According N1, the US has signaled to Serbia repeatedly that it disapproved of the appointment, most recently at a meeting between US Ambassador Christopher Hill and Foreign Minister Ivica Dacic last week.
“Reliable sources” told the outlet that Hill threatened a “deep freeze” in cooperation between the BIA and the US intelligence community, noting that Vulin presented a “major problem” for Washington.
Hill allegedly told Dacic that the US would prefer to collaborate with the Interior Ministry instead, to which Dacic reportedly replied he would arrange for Gasic to visit Washington soon.

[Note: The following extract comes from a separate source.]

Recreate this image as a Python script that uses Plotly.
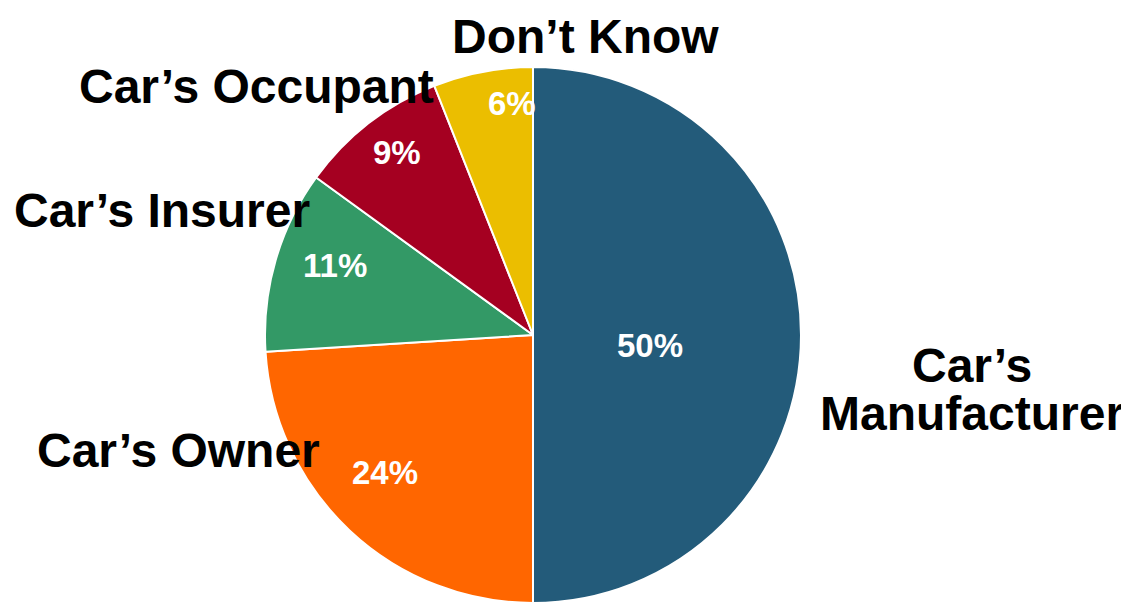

The CNN affiliate claims the US considers Vulin pro-Russian. As evidence, N1 pointed to Vulin’s multiple meetings with Nikolay Patrushev, the secretary of Russia’s national security council, while he was in charge of the police. They also brought up the accusations by Russian opposition activist Vladimir Kara-Murza that Vulin had him wiretapped on Moscow’s behalf. Vulin has denied the allegations and said he would sue Kara-Murza for libel.
Following Hill’s meeting with Dacic last week, Serbian President Aleksandar Vucic made a cryptic remark about Belgrade crawling with spies, calling the Serbian capital “the new Casablanca,” in reference to the famous WWII Hollywood movie.
In an interview with the local broadcaster TV Pink, Vucic said the city hadn’t seen that much intelligence activity since the Second World War, and that foreign intelligence agents were “obviously preparing various things,” without naming their countries of origin or objectives.
Though Belgrade officially aspires to EU membership, it has steadfastly refused demands from Brussels and Washington to impose sanctions against Moscow over the conflict in Ukraine. Vucic has also refused to recognize the breakaway province of Kosovo as an independent state, something the US has insisted on for almost 15 years.